[Data in this exercise]
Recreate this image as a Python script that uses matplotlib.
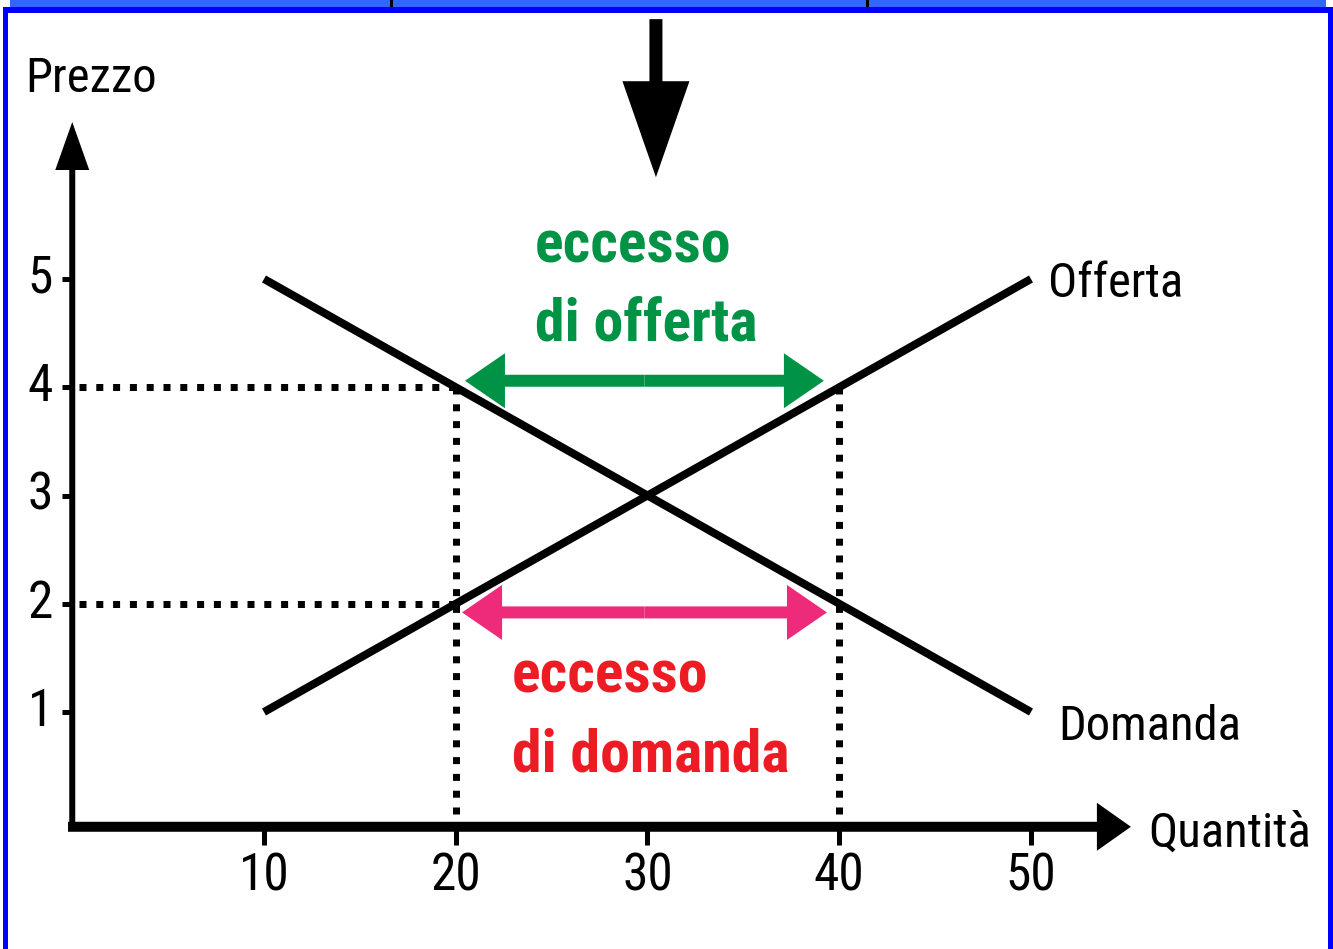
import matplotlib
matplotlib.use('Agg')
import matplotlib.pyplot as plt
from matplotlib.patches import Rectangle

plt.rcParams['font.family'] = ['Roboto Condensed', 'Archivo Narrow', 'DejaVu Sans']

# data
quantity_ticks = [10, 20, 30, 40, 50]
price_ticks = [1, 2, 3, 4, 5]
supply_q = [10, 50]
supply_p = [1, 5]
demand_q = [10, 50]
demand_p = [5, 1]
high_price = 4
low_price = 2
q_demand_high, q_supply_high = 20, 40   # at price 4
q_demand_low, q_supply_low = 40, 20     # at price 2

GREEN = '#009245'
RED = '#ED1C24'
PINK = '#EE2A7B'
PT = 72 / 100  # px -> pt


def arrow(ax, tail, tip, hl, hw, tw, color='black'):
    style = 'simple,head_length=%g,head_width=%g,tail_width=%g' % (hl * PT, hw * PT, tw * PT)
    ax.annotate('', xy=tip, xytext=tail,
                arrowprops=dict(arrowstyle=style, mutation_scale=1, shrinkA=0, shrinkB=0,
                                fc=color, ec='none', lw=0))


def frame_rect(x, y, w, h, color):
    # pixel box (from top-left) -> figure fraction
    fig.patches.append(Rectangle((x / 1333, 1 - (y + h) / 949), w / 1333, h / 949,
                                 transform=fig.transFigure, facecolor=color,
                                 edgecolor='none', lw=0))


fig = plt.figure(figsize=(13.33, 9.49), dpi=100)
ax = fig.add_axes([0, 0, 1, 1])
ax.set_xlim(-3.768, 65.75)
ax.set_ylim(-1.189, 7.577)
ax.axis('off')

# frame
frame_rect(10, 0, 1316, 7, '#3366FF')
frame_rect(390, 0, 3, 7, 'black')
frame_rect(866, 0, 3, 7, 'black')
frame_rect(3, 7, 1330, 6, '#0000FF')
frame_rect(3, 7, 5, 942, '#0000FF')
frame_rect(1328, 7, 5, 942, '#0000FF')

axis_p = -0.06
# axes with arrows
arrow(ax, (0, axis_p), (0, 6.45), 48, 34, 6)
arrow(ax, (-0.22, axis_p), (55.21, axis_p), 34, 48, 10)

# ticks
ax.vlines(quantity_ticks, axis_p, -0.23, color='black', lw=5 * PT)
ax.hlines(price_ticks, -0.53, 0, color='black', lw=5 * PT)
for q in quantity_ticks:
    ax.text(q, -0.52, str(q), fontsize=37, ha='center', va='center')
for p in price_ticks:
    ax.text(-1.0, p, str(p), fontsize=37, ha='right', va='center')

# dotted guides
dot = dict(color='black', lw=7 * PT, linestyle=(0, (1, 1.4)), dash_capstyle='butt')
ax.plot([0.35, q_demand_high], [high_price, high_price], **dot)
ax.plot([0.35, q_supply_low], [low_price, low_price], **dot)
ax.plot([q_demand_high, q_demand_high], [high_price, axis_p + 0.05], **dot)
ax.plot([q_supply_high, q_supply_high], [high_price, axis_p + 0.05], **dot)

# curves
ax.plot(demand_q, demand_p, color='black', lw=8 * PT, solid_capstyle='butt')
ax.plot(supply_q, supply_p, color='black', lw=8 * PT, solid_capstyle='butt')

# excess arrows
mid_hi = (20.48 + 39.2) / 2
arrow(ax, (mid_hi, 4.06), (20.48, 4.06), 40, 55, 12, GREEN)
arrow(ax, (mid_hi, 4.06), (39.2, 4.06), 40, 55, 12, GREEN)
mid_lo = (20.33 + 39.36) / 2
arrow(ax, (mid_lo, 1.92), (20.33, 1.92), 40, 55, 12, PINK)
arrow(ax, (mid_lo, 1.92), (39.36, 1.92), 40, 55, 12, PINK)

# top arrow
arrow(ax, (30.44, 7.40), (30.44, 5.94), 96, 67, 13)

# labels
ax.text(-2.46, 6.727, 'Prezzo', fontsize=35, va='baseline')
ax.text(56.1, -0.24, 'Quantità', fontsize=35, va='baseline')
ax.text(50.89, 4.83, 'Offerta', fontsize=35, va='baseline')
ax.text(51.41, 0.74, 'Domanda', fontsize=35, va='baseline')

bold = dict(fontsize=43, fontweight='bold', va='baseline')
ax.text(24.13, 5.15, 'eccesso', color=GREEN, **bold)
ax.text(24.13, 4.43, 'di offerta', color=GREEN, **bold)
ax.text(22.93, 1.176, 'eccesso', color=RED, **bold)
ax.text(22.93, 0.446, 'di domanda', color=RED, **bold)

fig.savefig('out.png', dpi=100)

* * *

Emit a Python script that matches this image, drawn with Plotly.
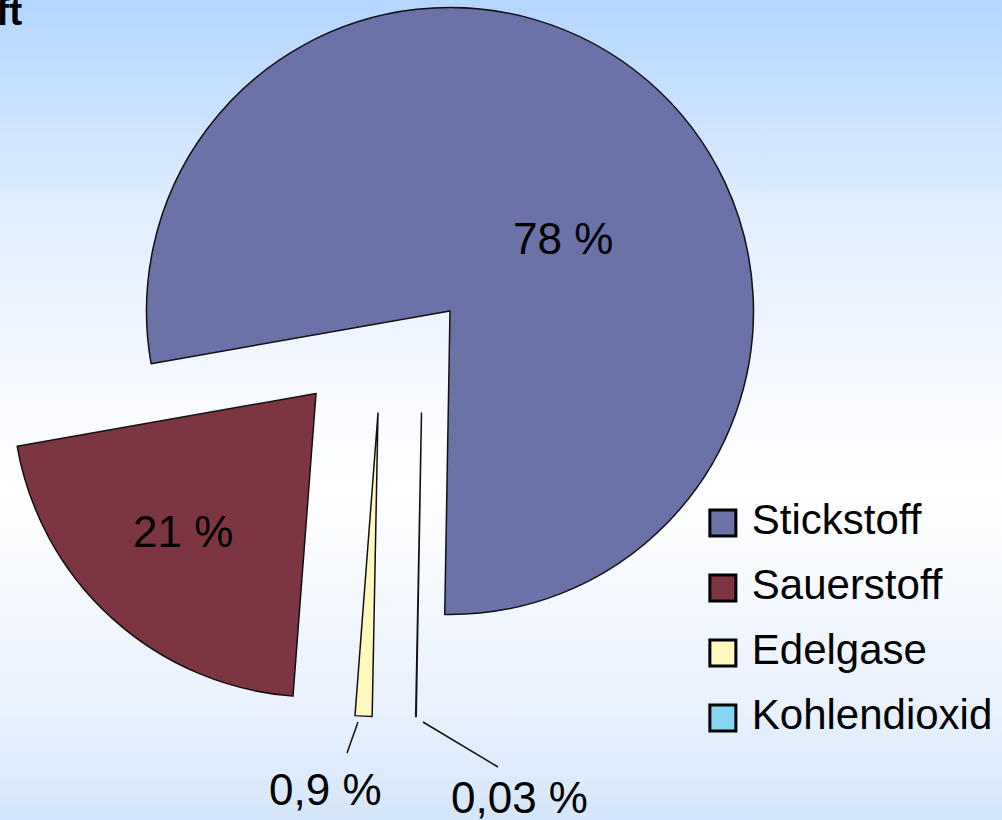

[What needs to be done] From the entries above, copy exactly the lines starting at the one with "Recreate this image" and stopping at the one with "frame_rect(1328, 7, 5, 942, '#0000FF')", keeping both ends. Drop the pictures.

[Answer in full]
Recreate this image as a Python script that uses matplotlib.
import matplotlib
matplotlib.use('Agg')
import matplotlib.pyplot as plt
from matplotlib.patches import Rectangle

plt.rcParams['font.family'] = ['Roboto Condensed', 'Archivo Narrow', 'DejaVu Sans']

# data
quantity_ticks = [10, 20, 30, 40, 50]
price_ticks = [1, 2, 3, 4, 5]
supply_q = [10, 50]
supply_p = [1, 5]
demand_q = [10, 50]
demand_p = [5, 1]
high_price = 4
low_price = 2
q_demand_high, q_supply_high = 20, 40   # at price 4
q_demand_low, q_supply_low = 40, 20     # at price 2

GREEN = '#009245'
RED = '#ED1C24'
PINK = '#EE2A7B'
PT = 72 / 100  # px -> pt


def arrow(ax, tail, tip, hl, hw, tw, color='black'):
    style = 'simple,head_length=%g,head_width=%g,tail_width=%g' % (hl * PT, hw * PT, tw * PT)
    ax.annotate('', xy=tip, xytext=tail,
                arrowprops=dict(arrowstyle=style, mutation_scale=1, shrinkA=0, shrinkB=0,
                                fc=color, ec='none', lw=0))


def frame_rect(x, y, w, h, color):
    # pixel box (from top-left) -> figure fraction
    fig.patches.append(Rectangle((x / 1333, 1 - (y + h) / 949), w / 1333, h / 949,
                                 transform=fig.transFigure, facecolor=color,
                                 edgecolor='none', lw=0))


fig = plt.figure(figsize=(13.33, 9.49), dpi=100)
ax = fig.add_axes([0, 0, 1, 1])
ax.set_xlim(-3.768, 65.75)
ax.set_ylim(-1.189, 7.577)
ax.axis('off')

# frame
frame_rect(10, 0, 1316, 7, '#3366FF')
frame_rect(390, 0, 3, 7, 'black')
frame_rect(866, 0, 3, 7, 'black')
frame_rect(3, 7, 1330, 6, '#0000FF')
frame_rect(3, 7, 5, 942, '#0000FF')
frame_rect(1328, 7, 5, 942, '#0000FF')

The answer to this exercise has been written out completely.